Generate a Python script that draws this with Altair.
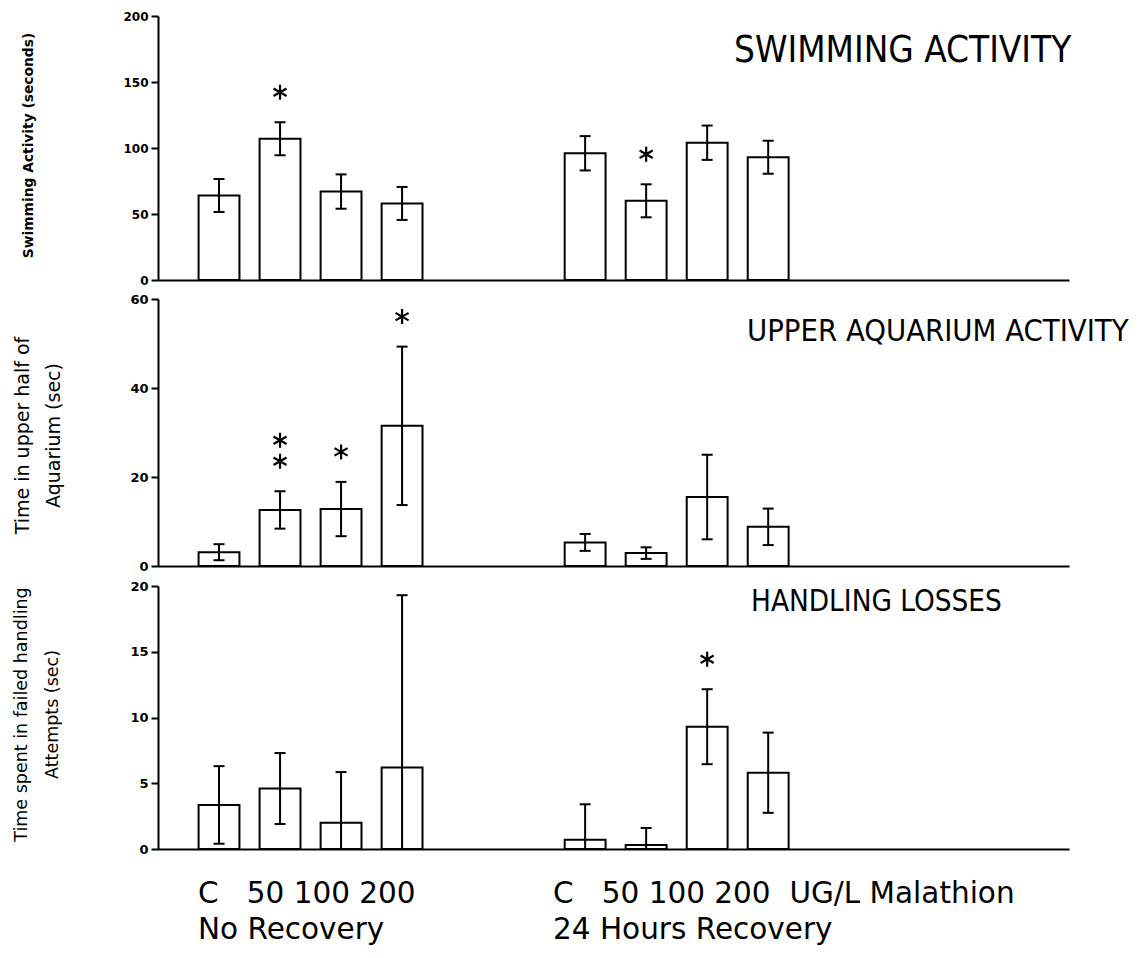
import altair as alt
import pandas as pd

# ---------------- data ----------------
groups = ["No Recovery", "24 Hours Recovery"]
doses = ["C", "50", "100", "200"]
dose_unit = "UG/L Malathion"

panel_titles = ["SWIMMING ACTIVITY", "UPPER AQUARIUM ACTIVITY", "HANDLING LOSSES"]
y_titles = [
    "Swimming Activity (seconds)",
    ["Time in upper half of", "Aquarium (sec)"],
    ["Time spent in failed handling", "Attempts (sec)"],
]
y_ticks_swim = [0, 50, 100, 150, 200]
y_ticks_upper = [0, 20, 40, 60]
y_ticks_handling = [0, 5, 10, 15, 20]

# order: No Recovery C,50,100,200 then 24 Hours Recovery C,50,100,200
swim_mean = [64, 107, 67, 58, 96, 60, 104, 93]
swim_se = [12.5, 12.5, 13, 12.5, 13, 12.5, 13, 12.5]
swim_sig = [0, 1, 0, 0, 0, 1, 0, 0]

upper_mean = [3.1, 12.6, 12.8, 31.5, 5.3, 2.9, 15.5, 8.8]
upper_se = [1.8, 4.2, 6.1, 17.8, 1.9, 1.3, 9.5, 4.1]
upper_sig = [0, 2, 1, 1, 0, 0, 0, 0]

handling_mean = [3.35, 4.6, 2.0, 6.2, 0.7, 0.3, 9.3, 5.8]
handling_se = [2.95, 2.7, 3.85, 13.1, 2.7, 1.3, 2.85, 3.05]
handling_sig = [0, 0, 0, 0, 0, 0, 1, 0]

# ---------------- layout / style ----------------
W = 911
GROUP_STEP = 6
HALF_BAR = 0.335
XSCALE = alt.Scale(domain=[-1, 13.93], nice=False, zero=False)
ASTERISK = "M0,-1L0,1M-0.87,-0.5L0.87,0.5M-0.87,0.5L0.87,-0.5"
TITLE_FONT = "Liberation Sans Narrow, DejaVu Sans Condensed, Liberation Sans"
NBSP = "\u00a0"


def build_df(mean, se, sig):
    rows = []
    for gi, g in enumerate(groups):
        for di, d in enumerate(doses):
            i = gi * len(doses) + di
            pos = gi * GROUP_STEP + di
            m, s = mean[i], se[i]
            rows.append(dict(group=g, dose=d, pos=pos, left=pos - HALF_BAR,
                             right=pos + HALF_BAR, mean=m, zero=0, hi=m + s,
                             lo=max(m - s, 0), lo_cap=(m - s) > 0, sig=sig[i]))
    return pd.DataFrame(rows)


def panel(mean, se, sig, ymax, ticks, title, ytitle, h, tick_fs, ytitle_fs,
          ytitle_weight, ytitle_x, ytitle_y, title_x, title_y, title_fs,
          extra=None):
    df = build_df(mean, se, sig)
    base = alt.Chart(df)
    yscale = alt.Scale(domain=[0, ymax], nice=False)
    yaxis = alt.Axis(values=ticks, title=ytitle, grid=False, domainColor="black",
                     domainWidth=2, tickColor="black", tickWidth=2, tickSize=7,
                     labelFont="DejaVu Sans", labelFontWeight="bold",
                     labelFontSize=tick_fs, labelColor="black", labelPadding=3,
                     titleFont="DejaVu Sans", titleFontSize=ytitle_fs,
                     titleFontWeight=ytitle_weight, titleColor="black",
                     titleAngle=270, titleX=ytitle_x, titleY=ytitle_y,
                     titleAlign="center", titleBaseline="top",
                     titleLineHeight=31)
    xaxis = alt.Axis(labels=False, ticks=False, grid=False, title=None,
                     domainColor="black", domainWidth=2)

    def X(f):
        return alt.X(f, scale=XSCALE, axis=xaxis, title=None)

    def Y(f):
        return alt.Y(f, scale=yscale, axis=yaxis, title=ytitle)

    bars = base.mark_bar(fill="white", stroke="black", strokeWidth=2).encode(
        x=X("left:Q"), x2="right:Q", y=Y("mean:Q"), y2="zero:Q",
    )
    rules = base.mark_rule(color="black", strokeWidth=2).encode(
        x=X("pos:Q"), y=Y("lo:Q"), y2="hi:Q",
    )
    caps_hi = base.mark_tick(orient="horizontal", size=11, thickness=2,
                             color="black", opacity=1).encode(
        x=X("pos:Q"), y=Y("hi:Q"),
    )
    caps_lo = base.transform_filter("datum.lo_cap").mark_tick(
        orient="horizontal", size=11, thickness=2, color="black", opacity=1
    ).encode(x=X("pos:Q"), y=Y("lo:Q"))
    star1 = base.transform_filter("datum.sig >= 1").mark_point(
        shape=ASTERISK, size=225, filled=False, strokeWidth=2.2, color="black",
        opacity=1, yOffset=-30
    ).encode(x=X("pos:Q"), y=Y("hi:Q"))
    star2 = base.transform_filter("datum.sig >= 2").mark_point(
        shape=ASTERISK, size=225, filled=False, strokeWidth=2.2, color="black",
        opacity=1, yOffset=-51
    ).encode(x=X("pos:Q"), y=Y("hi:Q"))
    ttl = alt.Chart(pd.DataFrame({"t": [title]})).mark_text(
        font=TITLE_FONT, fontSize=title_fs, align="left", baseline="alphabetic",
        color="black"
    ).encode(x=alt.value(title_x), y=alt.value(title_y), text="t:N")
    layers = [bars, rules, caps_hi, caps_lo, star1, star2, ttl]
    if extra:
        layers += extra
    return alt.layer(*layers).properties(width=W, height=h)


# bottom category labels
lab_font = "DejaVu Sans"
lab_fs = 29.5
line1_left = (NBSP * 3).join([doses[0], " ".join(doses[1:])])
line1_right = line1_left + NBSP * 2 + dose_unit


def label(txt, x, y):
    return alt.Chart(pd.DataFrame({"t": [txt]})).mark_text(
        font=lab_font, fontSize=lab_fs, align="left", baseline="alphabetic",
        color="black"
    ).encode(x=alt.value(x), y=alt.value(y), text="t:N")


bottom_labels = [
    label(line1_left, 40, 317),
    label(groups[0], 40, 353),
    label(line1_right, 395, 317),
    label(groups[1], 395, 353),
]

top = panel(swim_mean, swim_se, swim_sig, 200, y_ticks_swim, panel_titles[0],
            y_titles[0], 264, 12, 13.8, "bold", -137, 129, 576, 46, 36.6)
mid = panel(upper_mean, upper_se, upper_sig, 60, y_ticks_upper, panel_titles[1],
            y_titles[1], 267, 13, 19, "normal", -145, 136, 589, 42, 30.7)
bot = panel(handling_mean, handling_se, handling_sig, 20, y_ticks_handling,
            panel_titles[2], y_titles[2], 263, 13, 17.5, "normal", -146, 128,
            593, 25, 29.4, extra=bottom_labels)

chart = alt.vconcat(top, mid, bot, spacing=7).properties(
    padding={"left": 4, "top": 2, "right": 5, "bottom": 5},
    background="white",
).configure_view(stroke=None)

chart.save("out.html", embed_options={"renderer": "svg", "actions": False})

==

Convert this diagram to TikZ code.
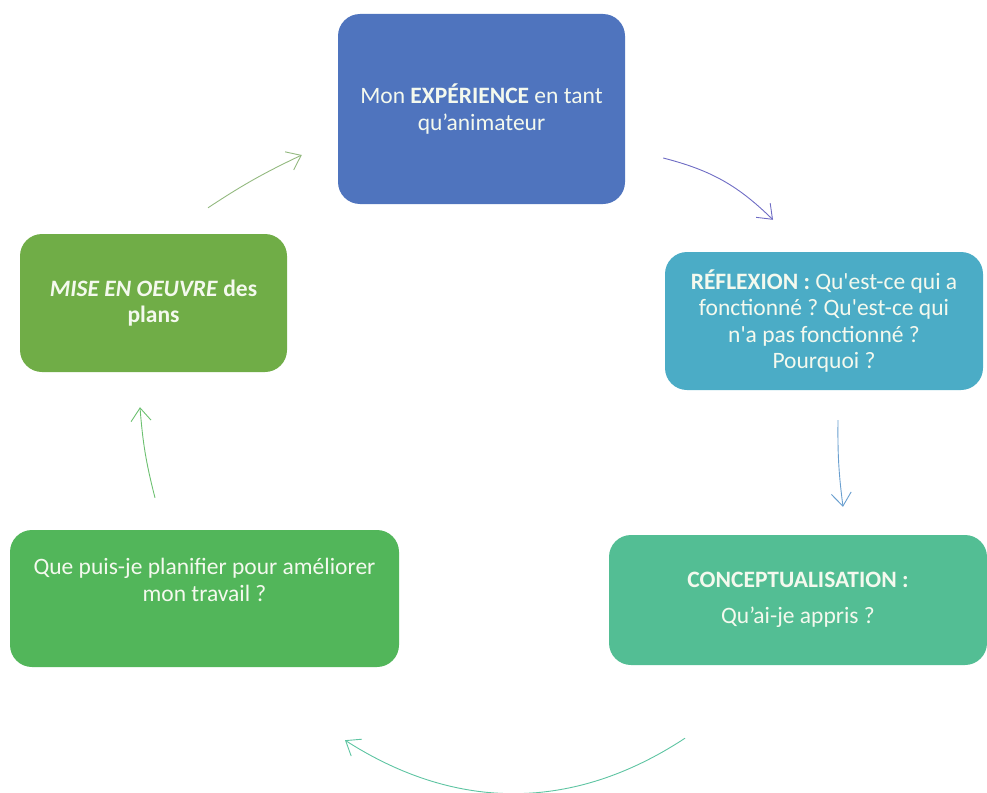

The problem -
Which lines of the data above contain "this"? Copy each one.

Final answer -
Generate a Python script that draws this with Altair.
Convert this diagram to TikZ code.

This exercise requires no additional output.